Though Vanessa finds rainy and fair weather days about the same with respect to housework, as the girls start school full time, there’s less chaos in the house. But there are more activities outside the house. As Vanessa puts it, and as with seemingly all of the kids’ phase shifts, “it’s not easier, it’s just hard in different ways.”
I picked up a few good tips from talking to Vanessa about indoor activities with kids. First, I really like the idea of stay-in-your-jammies day; I like the idea that we can make a clear separation between get-up-and-go, fair-weather days, and lousy-weather stay-in-the-house days. There have been more than a few disappointing occasions when Noodle, fully dressed on a rainy day, wants to go outside, only to have his parade rained upon.
Second, I really really like the idea of karaoke. Noodle is getting to an age where he likes to sing along and invent his own songs. Any activity that switches kids from passively watching to actively creating is one to encourage.
Third, special lunches sound delightful.
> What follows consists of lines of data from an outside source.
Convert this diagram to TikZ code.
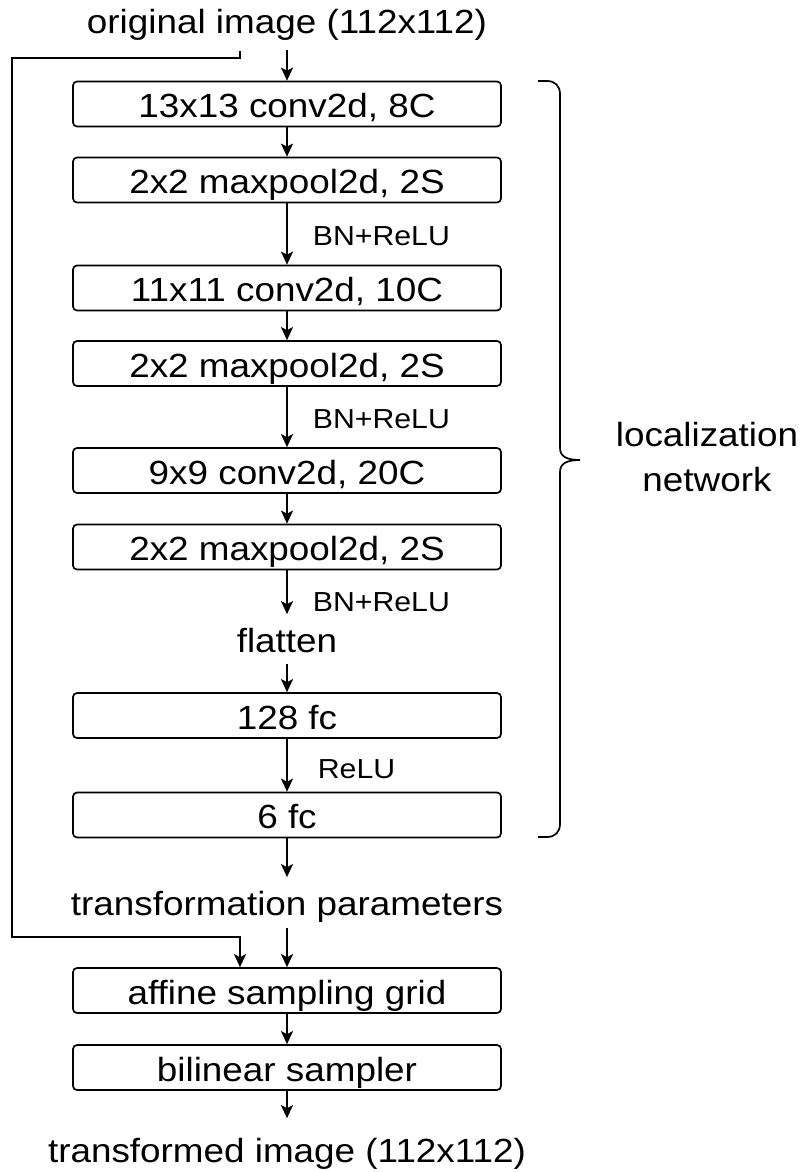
\documentclass[tikz,border=0pt]{standalone}
\usepackage{fontspec}
\setmainfont{Liberation Sans}[FakeStretch=1.10,Ligatures=NoCommon]
\usepackage{tikz}
\usetikzlibrary{arrows.meta,positioning,calc}
\definecolor{ink}{HTML}{000000}

\begin{document}
\begin{tikzpicture}[x=1pt,y=-1pt,line width=1.7pt,ink,
  font=\fontsize{33.5}{45}\selectfont,
  layer/.style={draw,rounded corners=4pt,minimum width=428pt,minimum height=45pt,
    inner sep=0pt,text height=28pt,text depth=1pt},
  word/.style={inner sep=0pt,text height=25pt,text depth=7pt},
  act/.style={inner sep=0pt,anchor=base west,font=\fontsize{27.5}{32}\selectfont},
  arr/.style={-{Stealth[length=13pt,width=12pt,inset=3pt]}}]
\useasboundingbox (0,0) rectangle (800,1172);
% input and localization layers
\node[word,anchor=base] (title) at (287,34) {original image (112x112)};
\node[layer] (c1) at (287,104) {13x13 conv2d, 8C};
\node[layer] (p1) at (287,180) {2x2 maxpool2d, 2S};
\node[layer] (c2) at (287,288) {11x11 conv2d, 10C};
\node[layer] (p2) at (287,363.5) {2x2 maxpool2d, 2S};
\node[layer] (c3) at (287,470.5) {9x9 conv2d, 20C};
\node[layer] (p3) at (287,547) {2x2 maxpool2d, 2S};
\node[word,anchor=base] (flat) at (287,652) {flatten};
\node[layer] (fc1) at (287,715.5) {128 fc};
\node[layer] (fc2) at (287,815) {6 fc};
% sampler part
\node[word,anchor=base] (theta) at (287,915) {transformation parameters};
\node[layer] (grid) at (287,990.5) {affine sampling grid};
\node[layer] (samp) at (287,1067.5) {bilinear sampler};
\node[word,anchor=base] (out) at (287,1162) {transformed image (112x112)};
% activations
\node[act] (bn1) at (312,245) {BN+ReLU};
\node[act] (bn2) at (312,428) {BN+ReLU};
\node[act] (bn3) at (312,611) {BN+ReLU};
\node[act] (relu) at (317,778) {ReLU};
% main flow
\draw[arr,shorten <=8pt] (title) -- (c1);
\draw[arr] (c1) -- (p1);
\draw[arr] (p1) -- (c2);
\draw[arr] (c2) -- (p2);
\draw[arr] (p2) -- (c3);
\draw[arr] (c3) -- (p3);
\draw[arr,shorten >=12pt] (p3) -- (flat);
\draw[arr,shorten <=4pt] (flat) -- (fc1);
\draw[arr] (fc1) -- (fc2);
\draw[arr,shorten >=12pt] (fc2) -- (theta);
\draw[arr,shorten <=5pt] (theta) -- (grid);
\draw[arr] (grid) -- (samp);
\draw[arr,shorten >=18pt] (samp) -- (out);
% image bypass to the grid
\coordinate (tap) at (240,51);
\draw[arr] (tap) -- ++(0,7) -| (12,937) -| (grid.north -| tap);
% brace
\coordinate (tip) at (580,460);
\draw (538,81) -- (547,81) .. controls (555,81) and (560,86) .. (560,94)
  -- (560,448) .. controls (560,456) and (566,460) .. (tip)
  .. controls (566,460) and (560,464) .. (560,472)
  -- (560,824) .. controls (560,832) and (555,837) .. (547,837) -- (538,837);
\node[anchor=north west,align=center,inner sep=0pt] (loc) at (615,421) {localization\\network};
\end{tikzpicture}
\end{document}
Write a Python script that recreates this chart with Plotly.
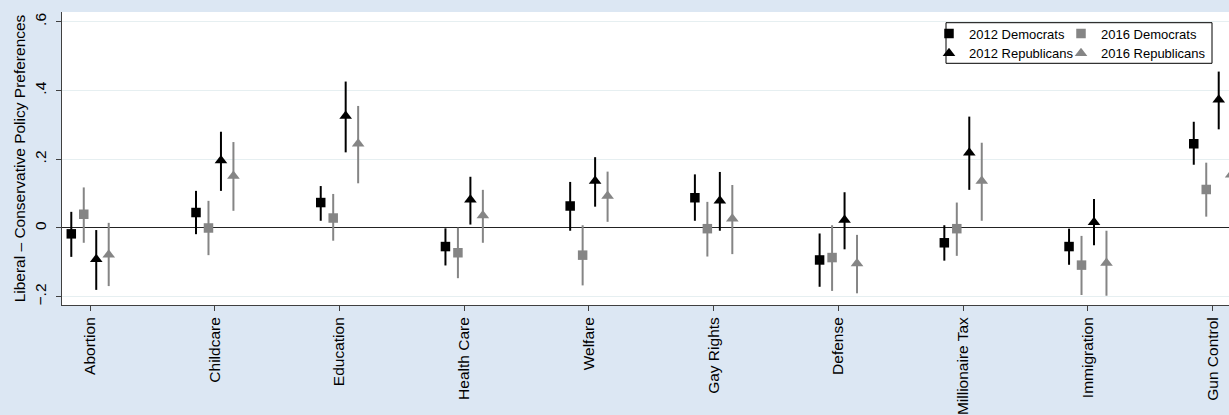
import plotly.graph_objects as go

categories = ["Abortion", "Childcare", "Education", "Health Care", "Welfare",
              "Gay Rights", "Defense", "Millionaire Tax", "Immigration", "Gun Control"]

dem12 = [-0.017, 0.045, 0.074, -0.054, 0.064, 0.088, -0.093, -0.043, -0.054, 0.245]
dem12_lo = [-0.084, -0.018, 0.021, -0.109, -0.008, 0.021, -0.171, -0.095, -0.107, 0.184]
dem12_hi = [0.047, 0.108, 0.122, -0.001, 0.134, 0.156, -0.016, 0.008, -0.002, 0.309]

dem16 = [0.040, 0.000, 0.029, -0.072, -0.079, -0.002, -0.086, -0.002, -0.108, 0.112]
dem16_lo = [-0.043, -0.079, -0.037, -0.146, -0.167, -0.083, -0.183, -0.081, -0.195, 0.033]
dem16_hi = [0.118, 0.079, 0.099, 0.001, 0.008, 0.076, 0.008, 0.074, -0.023, 0.190]

rep12 = [-0.091, 0.196, 0.326, 0.082, 0.137, 0.079, 0.023, 0.219, 0.017, 0.373]
rep12_lo = [-0.180, 0.108, 0.220, 0.010, 0.062, -0.008, -0.062, 0.111, -0.050, 0.287]
rep12_hi = [-0.006, 0.280, 0.426, 0.149, 0.206, 0.163, 0.104, 0.324, 0.084, 0.455]

rep16 = [-0.078, 0.151, 0.245, 0.036, 0.093, 0.027, -0.103, 0.137, -0.102, 0.155]
rep16_lo = [-0.169, 0.050, 0.130, -0.043, 0.018, -0.076, -0.190, 0.021, -0.197, 0.060]
rep16_hi = [0.015, 0.250, 0.355, 0.111, 0.164, 0.125, -0.020, 0.248, -0.008, 0.250]

y_tickvals = [-0.2, 0, 0.2, 0.4, 0.6]
y_ticktext = ["\u2212.2", "0", ".2", ".4", ".6"]

FONT = "Liberation Sans, Arial, Helvetica, sans-serif"
BLACK = "#000000"
GRAY = "#858585"
BG = "#dce7f3"

series = [
    ("2012 Democrats", dem12, dem12_lo, dem12_hi, "square", BLACK, -0.15, "legend", 9.5),
    ("2016 Democrats", dem16, dem16_lo, dem16_hi, "square", GRAY, -0.05, "legend2", 9.5),
    ("2012 Republicans", rep12, rep12_lo, rep12_hi, "triangle-up", BLACK, 0.05, "legend", 11),
    ("2016 Republicans", rep16, rep16_lo, rep16_hi, "triangle-up", GRAY, 0.15, "legend2", 11),
]

fig = go.Figure()
for name, est, lo, hi, sym, col, off, leg, size in series:
    xs = [i + off for i in range(len(categories))]
    fig.add_trace(go.Scatter(
        x=xs, y=est, mode="markers", name=name, legend=leg,
        marker=dict(symbol=sym, color=col, size=size, line=dict(width=0)),
        error_y=dict(type="data", symmetric=False,
                     array=[h - e for h, e in zip(hi, est)],
                     arrayminus=[e - l for e, l in zip(est, lo)],
                     width=0, thickness=2, color=col),
    ))

W, H = 1229, 415
ml, mr, mt, mb = 62, 0, 12, 110
pw = W - ml - mr
ph = H - mt - mb

def px_x(p):
    return (p - ml) / pw

def px_y(p):
    return 1 - (p - mt) / ph

legend_common = dict(xanchor="left", yanchor="top", bgcolor="rgba(0,0,0,0)",
                     borderwidth=0, font=dict(size=13), tracegroupgap=0, itemwidth=30)

fig.update_layout(
    width=W, height=H,
    margin=dict(l=ml, r=mr, t=mt, b=mb, pad=0, autoexpand=False),
    paper_bgcolor=BG, plot_bgcolor="white",
    font=dict(family=FONT, size=15.5, color="black"),
    showlegend=True,
    legend=dict(x=px_x(929), y=px_y(18.5), **legend_common),
    legend2=dict(x=px_x(1061), y=px_y(18.5), **legend_common),
    shapes=[dict(type="rect", xref="paper", yref="paper",
                 x0=px_x(946), x1=px_x(1212), y0=px_y(63.3), y1=px_y(22.7),
                 line=dict(color="black", width=1), fillcolor="rgba(0,0,0,0)",
                 layer="above")],
    xaxis=dict(
        automargin=False,
        range=[-0.2245, -0.2245 + pw / 124.72],
        tickmode="array", tickvals=list(range(len(categories))), ticktext=categories,
        tickangle=-90, ticks="outside", ticklen=5, tickcolor="#404040",
        showline=True, linecolor="#404040", linewidth=1,
        showgrid=False, zeroline=False,
        tickfont=dict(size=15.5),
    ),
    yaxis=dict(
        automargin=False,
        range=[-0.224, 0.6283],
        tickmode="array", tickvals=y_tickvals, ticktext=y_ticktext,
        tickangle=-90, ticks="outside", ticklen=5, tickcolor="#404040",
        ticklabelstandoff=4,
        showline=True, linecolor="#404040", linewidth=1,
        showgrid=True, gridcolor="#e6eff1", gridwidth=1,
        zeroline=True, zerolinecolor="#222222", zerolinewidth=1.3,
        title=dict(text="Liberal \u2013 Conservative Policy Preferences",
                   font=dict(size=15.5), standoff=2),
        tickfont=dict(size=15.5),
    ),
)

fig.write_html(
    "out.html",
    config={"displayModeBar": False},
    post_script="document.body.style.margin='0';document.body.style.overflow='hidden';",
)
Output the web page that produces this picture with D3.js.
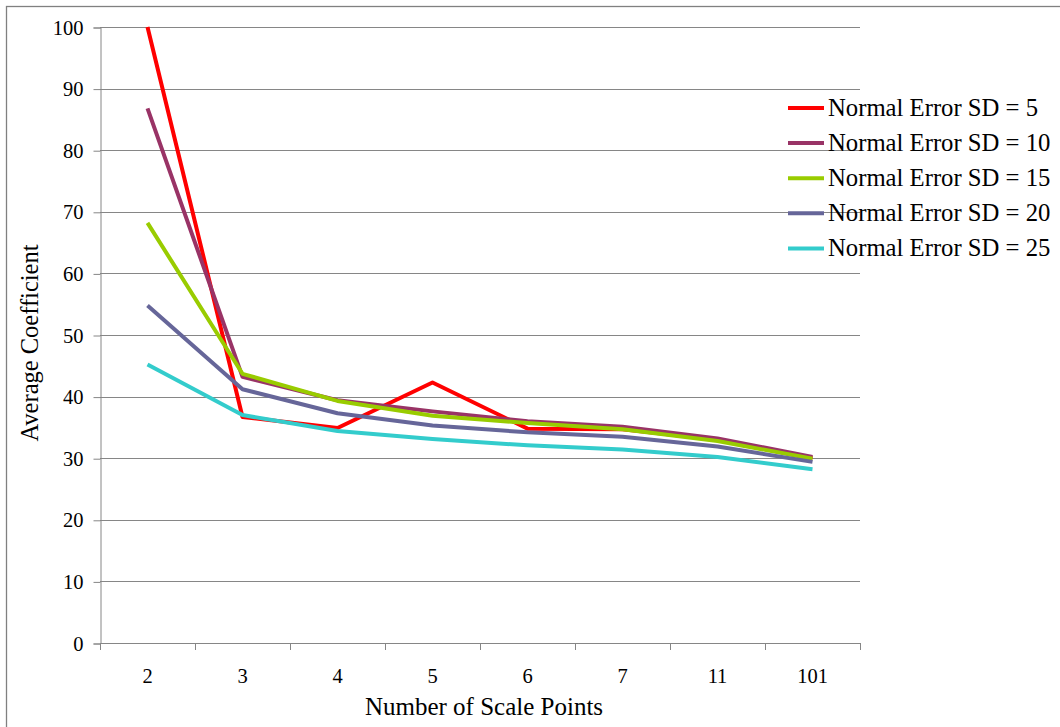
<!DOCTYPE html>
<html>
<head>
<meta charset="utf-8">
<script src="https://cdn.jsdelivr.net/npm/d3@7"></script>
<style>
  html, body { margin: 0; padding: 0; background: #fff; }
  svg { display: block; }
  svg text { font-family: "Liberation Serif", serif; }
</style>
</head>
<body>
<svg id="chart" width="1060" height="727"></svg>
<script>
// Number of scale points (categorical x axis)
const categories = ["2", "3", "4", "5", "6", "7", "11", "101"];

// Average coefficient per scale-point count, one array per error SD
const sd5  = [100.0, 36.7, 34.9, 42.3, 34.8, 34.7, 33.0, 30.0];
const sd10 = [86.8, 43.2, 39.4, 37.6, 36.0, 35.1, 33.2, 30.2];
const sd15 = [68.2, 43.7, 39.3, 36.9, 35.7, 34.7, 32.8, 29.9];
const sd20 = [54.8, 41.2, 37.3, 35.3, 34.2, 33.5, 31.9, 29.4];
const sd25 = [45.2, 37.0, 34.4, 33.1, 32.1, 31.4, 30.2, 28.2];

const seriesNames = [
  "Normal Error SD = 5",
  "Normal Error SD = 10",
  "Normal Error SD = 15",
  "Normal Error SD = 20",
  "Normal Error SD = 25"
];
const seriesColors = ["#ff0000", "#993366", "#99cc00", "#666699", "#33cccc"];
const yTicks = [0, 10, 20, 30, 40, 50, 60, 70, 80, 90, 100];

const series = [sd5, sd10, sd15, sd20, sd25].map((values, i) => ({
  name: seriesNames[i],
  color: seriesColors[i],
  values
}));

const FONT = "Liberation Serif, serif";
const svg = d3.select("#chart");
const plot = { left: 100, right: 860, top: 27, bottom: 643 };
const gridColor = "#868686";

// Outer chart frame
svg.append("rect")
  .attr("x", 6.5).attr("y", 6.5)
  .attr("width", 1100).attr("height", 800)
  .attr("fill", "#fff")
  .attr("stroke", "#808080")
  .attr("stroke-width", 1.3);

const x = d3.scaleBand().domain(categories).range([plot.left, plot.right]).paddingInner(0).paddingOuter(0);
const y = d3.scaleLinear().domain([0, 100]).range([plot.bottom, plot.top]);

// Horizontal gridlines
svg.append("g")
  .selectAll("line")
  .data(yTicks.filter(d => d > 0))
  .join("line")
  .attr("x1", plot.left).attr("x2", plot.right)
  .attr("y1", d => Math.round(y(d)) + 0.5)
  .attr("y2", d => Math.round(y(d)) + 0.5)
  .attr("stroke", gridColor)
  .attr("stroke-width", 1);

// Y axis
const yAxis = svg.append("g")
  .attr("transform", `translate(${plot.left + 0.5},0.5)`)
  .call(d3.axisLeft(y).tickValues(yTicks).tickSize(7).tickPadding(10).tickFormat(d3.format("d")))
  .attr("font-family", FONT);
yAxis.select(".domain").attr("stroke", gridColor);
yAxis.selectAll(".tick line").attr("stroke", gridColor);
yAxis.selectAll(".tick text")
  .attr("fill", "#000")
  .attr("font-size", "20.5px")
  .attr("font-family", FONT);

// X axis: ticks sit on band boundaries, labels at band centres
const boundaries = categories.map(c => x(c)).concat([plot.right]);
const xAxisG = svg.append("g").attr("font-family", FONT);
xAxisG.append("line")
  .attr("x1", plot.left).attr("x2", plot.right)
  .attr("y1", plot.bottom + 0.5).attr("y2", plot.bottom + 0.5)
  .attr("stroke", gridColor);
xAxisG.selectAll("line.tk")
  .data(boundaries)
  .join("line")
  .attr("class", "tk")
  .attr("x1", d => Math.round(d) + 0.5).attr("x2", d => Math.round(d) + 0.5)
  .attr("y1", plot.bottom).attr("y2", plot.bottom + 7)
  .attr("stroke", gridColor);
xAxisG.selectAll("text")
  .data(categories)
  .join("text")
  .attr("x", d => x(d) + x.bandwidth() / 2)
  .attr("y", plot.bottom + 40)
  .attr("text-anchor", "middle")
  .attr("font-size", "20.5px")
  .attr("font-family", FONT)
  .attr("fill", "#000")
  .text(d => d);

// Series lines
const line = d3.line()
  .x((d, i) => x(categories[i]) + x.bandwidth() / 2)
  .y(d => y(d));

svg.append("g")
  .selectAll("path")
  .data(series)
  .join("path")
  .attr("d", d => line(d.values))
  .attr("fill", "none")
  .attr("stroke", d => d.color)
  .attr("stroke-width", 4)
  .attr("stroke-linejoin", "round")
  .attr("stroke-linecap", "butt");

// Axis titles
svg.append("text")
  .attr("x", 484)
  .attr("y", 715)
  .attr("text-anchor", "middle")
  .attr("font-size", "25px")
  .attr("font-family", FONT)
  .attr("fill", "#000")
  .text("Number of Scale Points");

svg.append("text")
  .attr("transform", `translate(38,${(plot.top + plot.bottom) / 2 + 8}) rotate(-90)`)
  .attr("text-anchor", "middle")
  .attr("font-size", "24.5px")
  .attr("font-family", FONT)
  .attr("fill", "#000")
  .text("Average Coefficient");

// Legend
const legend = svg.append("g").attr("transform", "translate(788,108)");
const item = legend.selectAll("g")
  .data(series)
  .join("g")
  .attr("transform", (d, i) => `translate(0,${i * 35.1})`);
item.append("line")
  .attr("x1", 0).attr("x2", 36)
  .attr("y1", 0).attr("y2", 0)
  .attr("stroke", d => d.color)
  .attr("stroke-width", 4);
item.append("text")
  .attr("x", 40)
  .attr("y", 8)
  .attr("font-size", "24.7px")
  .attr("font-family", FONT)
  .attr("fill", "#000")
  .text(d => d.name);
</script>
</body>
</html>
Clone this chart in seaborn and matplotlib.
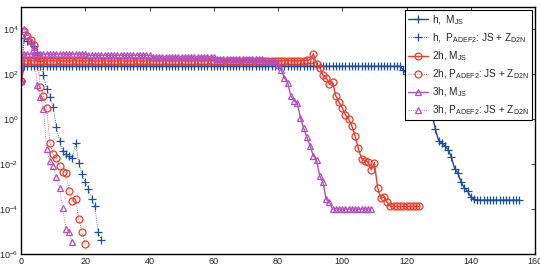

Noodle isn’t much of a sit-and-eater at this point — for which I am, of course, partly to blame. But we do enjoy going to the bakery for the one dollar gingerbread cookie as a treat to end our big rainy-day-errand adventures. I think Vanessa’s got the right idea with a full lunch.
Finally, I appreciate Vanessa’s last quote — it’s just hard in different ways. I think this applies to a lot of what we do as parents as the kids transition from this phase to that. So many of our friends would tell us that “it just gets worse” once the kids start walking and talking. I found that it doesn’t get worse at all, and as Vanessa captures so clearly, it’s just different. To me, that’s to be celebrated.
Special thank you to Vanessa for being our first interview, and one of our biggest supporters.